**Written exercise**.
Filter out everything except lines holding "that".

**Source excerpt**.
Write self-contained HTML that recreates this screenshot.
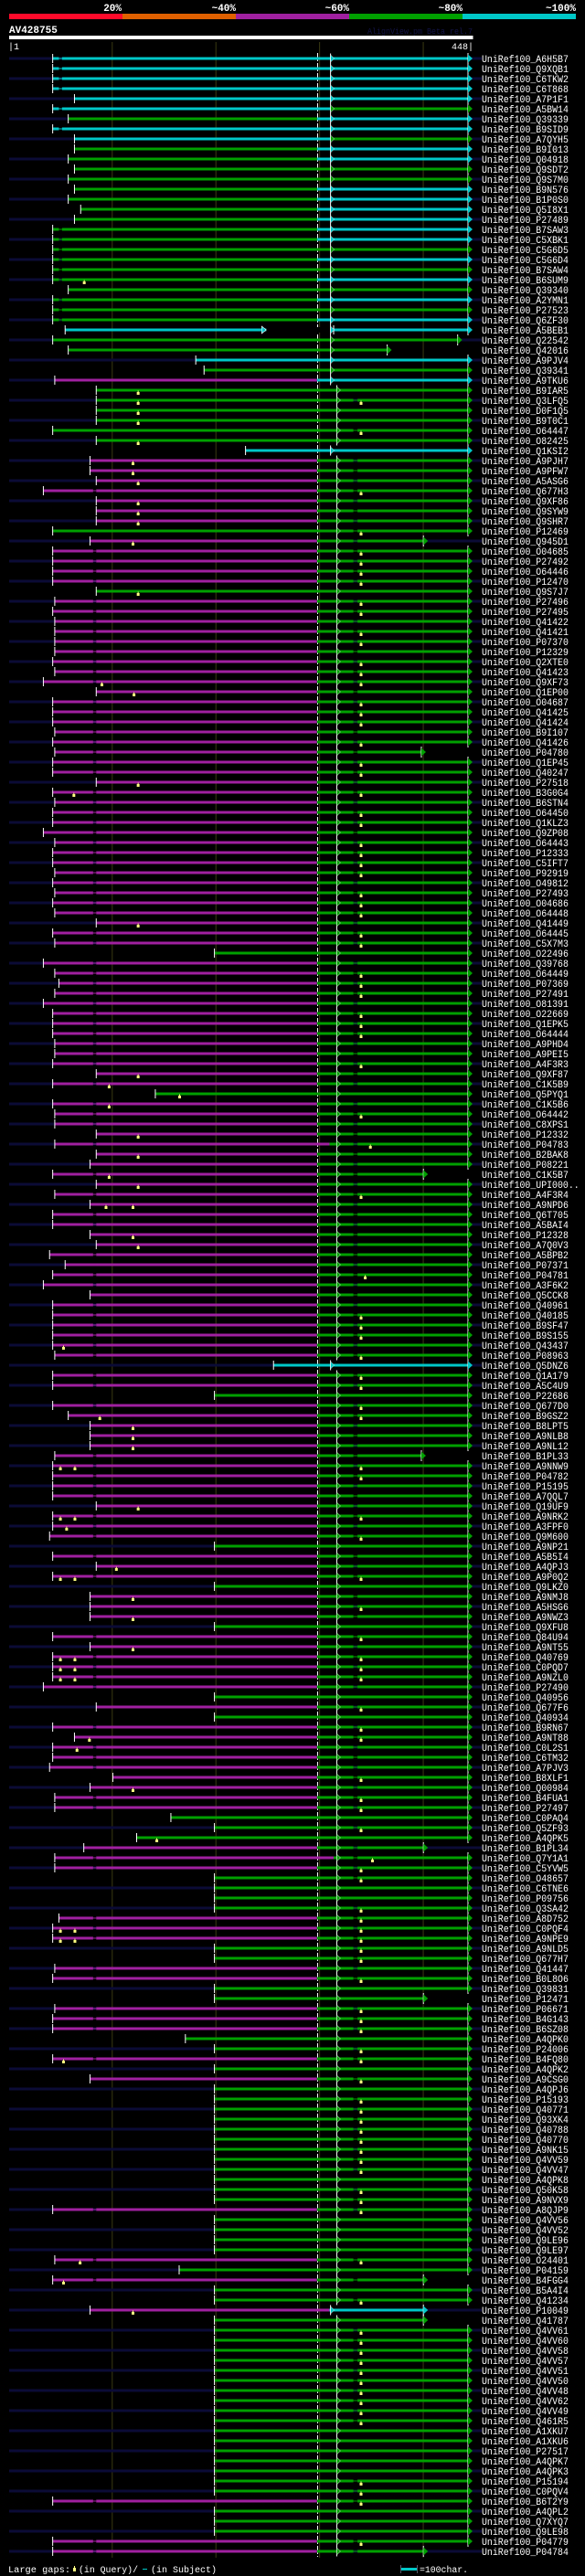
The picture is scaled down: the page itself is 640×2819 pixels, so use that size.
<!DOCTYPE html>
<html><head><meta charset="utf-8">
<style>
html,body{margin:0;padding:0;background:#000;}
svg{display:block;}
text{font-family:"Liberation Mono","DejaVu Sans Mono",monospace;}
</style></head>
<body>
<svg id="chart" xmlns="http://www.w3.org/2000/svg" width="640" height="2819" viewBox="0 0 640 2819">
<rect x="0" y="0" width="640" height="2819" fill="#000"/>
<g>
<rect x="10" y="15" width="124" height="6" fill="#ff0a2a"/>
<rect x="134" y="15" width="124" height="6" fill="#e06000"/>
<rect x="258" y="15" width="124" height="6" fill="#a020a0"/>
<rect x="382" y="15" width="124" height="6" fill="#00a000"/>
<rect x="506" y="15" width="124" height="6" fill="#00c8c8"/>
<text x="133" y="12" fill="#fff" font-size="11" font-weight="bold" text-anchor="end">20%</text>
<text x="258" y="12" fill="#fff" font-size="11" font-weight="bold" text-anchor="end">~40%</text>
<text x="382" y="12" fill="#fff" font-size="11" font-weight="bold" text-anchor="end">~60%</text>
<text x="506" y="12" fill="#fff" font-size="11" font-weight="bold" text-anchor="end">~80%</text>
<text x="630" y="12" fill="#fff" font-size="11" font-weight="bold" text-anchor="end">~100%</text>
</g>
<text x="10" y="36" fill="#fff" font-size="11" font-weight="bold">AV428755</text>
<text x="402" y="37" fill="#141448" font-size="9" textLength="115" lengthAdjust="spacingAndGlyphs">AlignView.pm Beta rel.7</text>
<rect x="10" y="39" width="507.5" height="4" fill="#fff"/>
<text x="9" y="54" fill="#fff" font-size="10">|1</text>
<text x="518" y="54" fill="#fff" font-size="10" text-anchor="end">448|</text>
<g id="grid"></g>
<g id="rows"></g>
<g>
<text x="9" y="2815" fill="#fff" font-size="10" textLength="68" lengthAdjust="spacingAndGlyphs">Large gaps:</text>
<rect x="80" y="2810" width="3" height="4" fill="#ffff80"/>
<rect x="81" y="2808" width="1" height="2" fill="#ffff80"/>
<text x="86" y="2815" fill="#fff" font-size="10" textLength="65" lengthAdjust="spacingAndGlyphs">(in Query)/</text>
<rect x="156" y="2811" width="5" height="1" fill="#00c8c8"/>
<text x="165" y="2815" fill="#fff" font-size="10" textLength="72" lengthAdjust="spacingAndGlyphs">(in Subject)</text>
<rect x="439" y="2810" width="17" height="3" fill="#00c8c8"/>
<rect x="438" y="2807" width="1" height="9" fill="#556"/>
<rect x="456" y="2807" width="1" height="9" fill="#556"/>
<text x="459" y="2815" fill="#fff" font-size="10" textLength="53" lengthAdjust="spacingAndGlyphs">=100char.</text>
</g>
</svg>
<script>
const labels = ["A6H5B7","Q9XQB1","C6TKW2","C6T868","A7P1F1","A5BW14","Q39339","B9SID9","A7QYH5","B9I013",
"Q04918","Q9SDT2","Q9S7M0","B9N576","B1P0S0","Q5I8X1","P27489","B7SAW3","C5XBK1","C5G6D5",
"C5G6D4","B7SAW4","B6SUM9","Q39340","A2YMN1","P27523","Q6ZF30","A5BEB1","Q22542","Q42016",
"A9PJV4","Q39341","A9TKU6","B9IAR5","Q3LFQ5","D0F1Q5","B9T0C1","O64447","O82425","Q1KSI2",
"A9PJH7","A9PFW7","A5ASG6","Q677H3","Q9XF86","Q9SYW9","Q9SHR7","P12469","Q945D1","O04685",
"P27492","O64446","P12470","Q9S7J7","P27496","P27495","Q41422","Q41421","P07370","P12329",
"Q2XTE0","Q41423","Q9XF73","Q1EP00","O04687","Q41425","Q41424","B9I107","Q41426","P04780",
"Q1EP45","Q40247","P27518","B3G0G4","B6STN4","O64450","Q1KLZ3","Q9ZP08","O64443","P12333",
"C5IFT7","P92919","O49812","P27493","O04686","O64448","Q41449","O64445","C5X7M3","O22496",
"Q39768","O64449","P07369","P27491","O81391","O22669","Q1EPK5","O64444","A9PHD4","A9PEI5",
"A4F3R3","Q9XF87","C1K5B9","Q5PYQ1","C1K5B6","O64442","C8XPS1","P12332","P04783","B2BAK8",
"P08221","C1K5B7","UPI000..","A4F3R4","A9NPD6","Q6T705","A5BAI4","P12328","A7Q0V3","A5BPB2",
"P07371","P04781","A3F6K2","Q5CCK8","Q40961","Q40185","B9SF47","B9S155","Q43437","P08963",
"Q5DNZ6","Q1A179","A5C4U9","P22686","Q677D0","B9GSZ2","B8LPT5","A9NLB8","A9NL12","B1PL33",
"A9NNW9","P04782","P15195","A7QQL7","Q19UF9","A9NRK2","A3FPF0","Q9M600","A9NP21","A5B5I4",
"A4QPJ3","A9P0Q2","Q9LKZ0","A9NMJ8","A5HSG6","A9NWZ3","Q9XFU8","Q84U94","A9NT55","Q40769",
"C0PQD7","A9NZL0","P27490","Q40956","Q677F6","Q40934","B9RN67","A9NT88","C0L2S1","C6TM32",
"A7PJV3","B8XLF1","Q00984","B4FUA1","P27497","C0PAQ4","Q5ZF93","A4QPK5","B1PL34","Q7Y1A1",
"C5YVW5","O48657","C6TNE6","P09756","Q3SA42","A8D752","C0PQF4","A9NPE9","A9NLD5","Q677H7",
"Q41447","B0L8O6","Q39831","P12471","P06671","B4G143","B6SZ08","A4QPK0","P24006","B4FQ80",
"A4QPK2","A9CSG0","A4QPJ6","P15193","Q40771","Q93XK4","Q40788","Q40770","A9NK15","Q4VV59",
"Q4VV47","A4QPK8","Q50K58","A9NVX9","A8QJP9","Q4VV56","Q4VV52","Q9LE96","Q9LE97","O24401",
"P04159","B4FGG4","B5A4I4","Q41234","P10049","Q41787","Q4VV61","Q4VV60","Q4VV58","Q4VV57",
"Q4VV51","Q4VV50","Q4VV48","Q4VV62","Q4VV49","Q461R5","A1XKU7","A1XKU6","P27517","A4QPK7",
"A4QPK3","P15194","C0PQV4","B6T2Y9","A4QPL2","Q7XYQ7","Q9LE98","P04779","P04784"];

const starts = [43,43,43,43,64,43,58,43,64,64,
58,64,58,64,58,70,64,43,43,43,
43,43,43,58,43,43,43,55,43,58,
181,189,45,85,85,85,85,43,85,229,
79,79,85,34,85,85,85,43,79,43,
43,43,43,85,45,43,45,45,45,45,
43,45,34,85,43,43,43,45,43,45,
43,43,85,43,45,43,43,34,45,43,
43,45,43,45,43,45,85,43,45,199,
34,45,49,45,34,43,43,43,45,45,
43,85,43,142,43,45,45,85,45,85,
79,43,85,45,79,43,43,79,85,40,
55,43,34,79,43,43,43,43,43,45,
256,43,43,199,43,58,79,79,79,45,
43,43,43,43,85,43,43,40,199,43,
85,43,199,79,79,79,199,43,79,43,
43,43,34,199,85,199,43,64,43,43,
40,101,79,45,45,157,199,124,73,45,
45,199,199,199,199,49,43,43,199,199,
45,43,199,199,45,43,43,171,199,43,
199,79,199,199,199,199,199,199,199,199,
199,199,199,199,43,199,199,199,199,45,
165,43,199,199,79,199,199,199,199,199,
199,199,199,199,199,199,199,199,199,199,
199,199,199,43,199,199,199,43,43];

const endOverrides = {28:438,29:370,48:405,69:403,111:405,139:403,178:405,193:405,221:405,224:405,225:405,248:405};

const kinds = ("aaaaa"+"bcabc"+"cggccccccg"+"cgcgcgcagg"+"agngggggga"+"mmmmmmmgmm"+"mmmgmmmmmm"+
"mmmmmmmmmm"+"mmmmmmmmmm"+"mmmmmmmmmg"+"mmmmmmmmmm"+"mmmgmmmmmm"+"mmmmmmmmmm"+"mmmmmmmmmm"+
"ammgmmmmmm"+"mmmmmmmmgm"+"mmgmmmgmmm"+"mmmgmgmmmm"+"mmmmmgggmm"+"mggggmmmgg"+"mmggmmmggm"+
"gmgggggggg"+"ggggmggggm"+"gmggnggggg"+"gggggggggg"+"gggmgggmm").split("");

const splitOverrides = {108:310,179:314,224:310};

const markers = {22:[73],33:[125],34:[125,340],35:[125],36:[125],37:[340],38:[125],
40:[120],41:[120],42:[125],43:[340],44:[125],45:[125],46:[125],47:[340],48:[120],49:[340],50:[340],51:[340],52:[340],53:[125],54:[340],55:[340],57:[340],58:[340],60:[340],61:[340],62:[90,340],63:[121],64:[340],65:[340],66:[340],68:[340],70:[340],71:[340],72:[125],73:[63,340],75:[340],76:[340],78:[340],79:[340],80:[340],81:[340],83:[340],84:[340],85:[340],86:[125],87:[340],88:[340],91:[340],92:[340],93:[340],95:[340],96:[340],97:[340],
100:[340],101:[125],102:[97],103:[165],104:[97],105:[340],107:[125],108:[349],109:[125],111:[97],112:[125],113:[340],114:[94,120],117:[120],118:[125],121:[344],125:[340],126:[340],127:[340],128:[53],129:[340],131:[340],132:[340],134:[340],135:[88,340],136:[120],137:[120],138:[120],140:[50,64,340],141:[340],144:[125],145:[50,64,340],146:[56],147:[340],150:[104],151:[50,64,340],153:[120],154:[340],155:[120],157:[340],158:[120],159:[50,64,340],160:[50,64,340],161:[50,64,340],164:[340],166:[340],167:[78,340],168:[66],171:[340],172:[120],173:[340],174:[340],176:[340],177:[143],179:[351],180:[340],181:[340],184:[340],185:[340],186:[50,64,340],187:[50,64,340],188:[340],189:[340],191:[340],194:[340],195:[340],196:[340],198:[340],199:[53,340],
201:[340],203:[340],204:[340],205:[340],206:[340],207:[340],208:[340],209:[340],210:[340],212:[340],213:[340],214:[340],219:[69,340],221:[53],223:[340],224:[120],226:[340],227:[340],228:[340],229:[340],230:[340],231:[340],232:[340],233:[340],234:[340],235:[340],241:[340],242:[340],243:[340],247:[340]};

const gridTicks = [100,200,300,400];

const NS = "http://www.w3.org/2000/svg";
const COL = {c:"#00c8c8", g:"#00a000", m:"#a020a0"};
function X(c){ return 10 + (c-1)*507/447; }
function Y(i){ return 64 + 11*i; }
function mk(tag, attrs, parent){
  const e = document.createElementNS(NS, tag);
  for (const k in attrs) e.setAttribute(k, attrs[k]);
  parent.appendChild(e); return e;
}
const grid = document.getElementById("grid");
const rowsG = document.getElementById("rows");
const lastY = Y(labels.length-1);
gridTicks.forEach(t => {
  const l = mk("line",{x1:X(t)+0.5,x2:X(t)+0.5,y1:46,y2:lastY+7,stroke:"#3a3a12","stroke-width":1},grid);
  
  
});
labels.forEach((lab,i)=>{
  if (i%2===0){
    const r = mk("rect",{x:10,y:Y(i)-1.5,width:517,height:3,fill:"#0b0b36"},rowsG);
    
    
  }
});
const dash = mk("line",{x1:347.5,x2:347.5,y1:58,y2:lastY+6,stroke:"#fff","stroke-width":1,"stroke-dasharray":"9,2"},rowsG);



const kindMap = {a:["c","c",311],b:["c","g",311],c:["g","c",298],g:["g","g",298],m:["m","g",298],n:["m","c",298]};
labels.forEach((lab,i)=>{
  const y = Y(i);
  const g = mk("g",{},rowsG);
  
  
  const km = kindMap[kinds[i]];
  const lc = COL[km[0]], rc = COL[km[1]];
  const split = splitOverrides[i] || km[2];
  const s = starts[i];
  const e = endOverrides[i] || 448;
  const tipX = X(e), baseX = tipX - 5;
  const sx = X(s);
  const spx = Math.max(sx, X(split));
  if (spx > sx) mk("rect",{x:sx,y:y-1.5,width:spx-sx,height:3,fill:lc},g);
  mk("rect",{x:spx,y:y-1.5,width:baseX-spx,height:3,fill:rc},g);
  if (lab==="A5BEB1"){
    mk("rect",{x:X(249),y:y-3,width:X(314)-X(249),height:6,fill:"#000"},g);
    mk("polygon",{points:`${X(249)-5},${y-4} ${X(249)},${y} ${X(249)-5},${y+4}`,fill:lc,stroke:"#fff","stroke-width":0.6},g);
    mk("line",{x1:X(314),x2:X(314),y1:y-5,y2:y+5,stroke:"#fff","stroke-width":1},g);
  }
  function gap(a,b,col){
    mk("rect",{x:X(a),y:y-1.5,width:X(b)-X(a),height:3,fill:(i%2===0)?"#0b0b36":"#000"},g);
    mk("rect",{x:X(a),y:y-0.5,width:X(b)-X(a),height:1,fill:col},g);
  }
  const mk340 = (markers[i]||[]).indexOf(340)>=0;
  if (i<28 && s<50) gap(49,52,lc);
  if (kinds[i]==="m" && s<50) gap(82,85,lc);
  if (i>=33 && (kinds[i]==="m"||mk340) && s<333 && e>345) gap(333,337,rc);
  mk("line",{x1:sx,x2:sx,y1:y-5,y2:y+5,stroke:"#fff","stroke-width":1},g);
  const ac = (kinds[i]==="a"||kinds[i]==="b"||kinds[i]==="c"||kinds[i]==="n"||i<33) ? 311 : 317;
  if (s < ac && e > ac){
    const ax = X(ac);
    mk("line",{x1:ax,x2:ax,y1:y-5.5,y2:y+5.5,stroke:"#fff","stroke-width":1},g);
    mk("polygon",{points:`${ax},${y-4} ${ax+4},${y} ${ax},${y+4}`,fill:rc,stroke:"#fff","stroke-width":0.5},g);
  }
  mk("line",{x1:baseX,x2:baseX,y1:y-6,y2:y+6,stroke:"#fff","stroke-width":1},g);
  mk("polygon",{points:`${baseX},${y-4.5} ${tipX},${y} ${baseX},${y+4.5}`,fill:rc},g);
  (markers[i]||[]).forEach(c=>{
    const m = mk("rect",{x:X(c)-1,y:y+2,width:3,height:3,fill:"#ffff80"},g);
    
    
    mk("rect",{x:X(c),y:y+0.5,width:1,height:2,fill:"#ffff80"},g);
  });
  const full = "UniRef100_"+lab;
  const t = mk("text",{x:527,y:y+4,fill:"#fff","font-size":11,textLength:(full.length*5.93).toFixed(1),lengthAdjust:"spacingAndGlyphs"},g);
  t.textContent = full;
  
  
});
</script>
</body></html>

**Solution for this exercise**.
Write self-contained HTML that recreates this screenshot.
The picture is scaled down: the page itself is 640×2819 pixels, so use that size.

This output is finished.